# Is my tiel really a chicken in disguise?



## gottogo (May 2, 2012)

He just started clucking!

It's a very low sound, occassionally followed by a short soft whistle.

What's that all about?


----------



## xoxsarahxox (Dec 13, 2010)

Was he in a low positon with his tail up, maybe vibrating his wings a little? If yes, congrats you have a female who wants to mate! If not then he just might be making a funny noise because he likes it, Cupid makes all kinds of wierd noises! He also makes a clucking noise though its a loud clucking noise.

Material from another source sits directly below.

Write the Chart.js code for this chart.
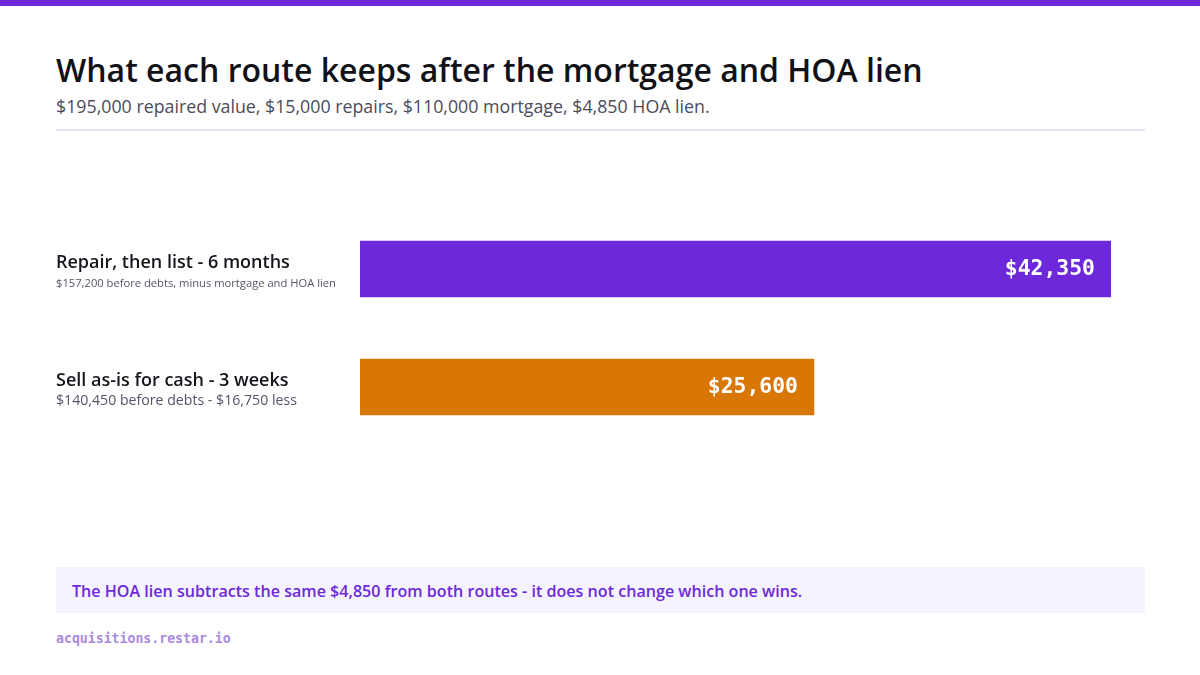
<!DOCTYPE html>
<html>
<head>
<meta charset="utf-8">
<script src="https://cdn.jsdelivr.net/npm/chart.js@4.4.1/dist/chart.umd.min.js"></script>
<style>
  html,body{margin:0;padding:0;background:#fff;}
  body{width:1200px;height:675px;position:relative;overflow:hidden;font-family:"Open Sans","Noto Sans",sans-serif;}
  #topbar{position:absolute;left:0;top:0;width:1200px;height:6px;background:#6d28d9;}
  #title{position:absolute;left:56px;top:48px;font-size:32px;font-weight:600;color:#111118;white-space:nowrap;}
  #subtitle{position:absolute;left:56px;top:94px;font-size:17.8px;color:#4b4b5c;white-space:nowrap;}
  #divider{position:absolute;left:56px;top:129px;width:1089px;height:2px;background:#e4e2ee;}
  #wrap{position:absolute;left:56px;top:210px;width:1089px;height:236px;}
  #note{position:absolute;left:56px;top:567px;width:1089px;height:46px;background:#f5f3ff;box-sizing:border-box;padding-left:16px;line-height:48px;font-size:16.1px;font-weight:600;color:#6d28d9;white-space:nowrap;}
  #footer{position:absolute;left:56px;top:631px;font-family:"DejaVu Sans Mono",monospace;font-weight:bold;font-size:13.2px;color:#a78bdf;}
</style>
</head>
<body>
<div id="topbar"></div>
<div id="title">What each route keeps after the mortgage and HOA lien</div>
<div id="subtitle">$195,000 repaired value, $15,000 repairs, $110,000 mortgage, $4,850 HOA lien.</div>
<div id="divider"></div>
<div id="wrap"><canvas id="c"></canvas></div>
<div id="note">The HOA lien subtracts the same $4,850 from both routes - it does not change which one wins.</div>
<div id="footer">acquisitions.restar.io</div>
<script>
const categories = ["Repair, then list - 6 months", "Sell as-is for cash - 3 weeks"];
const subLabels = ["$157,200 before debts, minus mortgage and HOA lien", "$140,450 before debts - $16,750 less"];
const netValues = [42350, 25600];
const valueLabels = ["$42,350", "$25,600"];
const barColors = ["#6d28d9", "#d97706"];

const labelPlugin = {
  id: 'sideLabels',
  afterDatasetsDraw(chart) {
    const ctx = chart.ctx;
    const y = chart.scales.y;
    const meta = chart.getDatasetMeta(0);
    ctx.save();
    categories.forEach((cat, i) => {
      const cy = y.getPixelForValue(i);
      ctx.textAlign = 'left';
      ctx.textBaseline = 'alphabetic';
      ctx.fillStyle = '#15151c';
      ctx.font = '600 18px "Open Sans", "Noto Sans", sans-serif';
      ctx.fillText(cat, 0, cy - 1);
      let fs = 14.15;
      const maxW = 280;
      ctx.font = fs + 'px "Open Sans", "Noto Sans", sans-serif';
      let w = ctx.measureText(subLabels[i]).width;
      if (w > maxW) { fs = fs * maxW / w; ctx.font = fs.toFixed(2) + 'px "Open Sans", "Noto Sans", sans-serif'; }
      ctx.fillStyle = '#55556a';
      ctx.fillText(subLabels[i], 0, cy + 18);
      const bar = meta.data[i];
      ctx.font = 'bold 21.4px "DejaVu Sans Mono", monospace';
      ctx.fillStyle = '#ffffff';
      ctx.textAlign = 'right';
      ctx.textBaseline = 'middle';
      ctx.fillText(valueLabels[i], bar.x - 16, bar.y);
    });
    ctx.restore();
  }
};

new Chart(document.getElementById('c'), {
  type: 'bar',
  data: {
    labels: categories,
    datasets: [{
      data: netValues,
      backgroundColor: barColors,
      borderWidth: 0,
      barThickness: 56
    }]
  },
  options: {
    indexAxis: 'y',
    responsive: true,
    maintainAspectRatio: false,
    animation: false,
    layout: { padding: { left: 304, right: 34, top: 0, bottom: 0 } },
    plugins: { legend: { display: false }, tooltip: { enabled: false } },
    scales: {
      x: { display: false, min: 0, max: Math.max(...netValues) },
      y: { display: false }
    }
  },
  plugins: [labelPlugin]
});
</script>
</body>
</html>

(p.s I know in your intro you said he was 9 months old and male but without a picture to tell for sure I thought Id post about the female mating position just in case, based on the noise you described)


----------



## meaggiedear (Nov 20, 2011)

Jaime and I were just talking about how our little boys cluck earlier.  sometimes they just do it and it's because they like to make noise.


----------



## Renae (Feb 9, 2008)

Here is a video of one of my female Cockatiels showing female mating behaviour: http://youtu.be/7OcJUlfhvFU She started doing it at 7 months old.


----------



## JaimeS (Nov 28, 2011)

Yep, my little boy clucks. I was actually calling him a chicken today


----------



## gottogo (May 2, 2012)

Never thought of posting a picture. Duh!

Now when he starts clucking he follows it with a few whistles and a very pretty song!


----------



## xoxsarahxox (Dec 13, 2010)

Definately a boy! Very handsome!! I guess hes just making those noises for fun


----------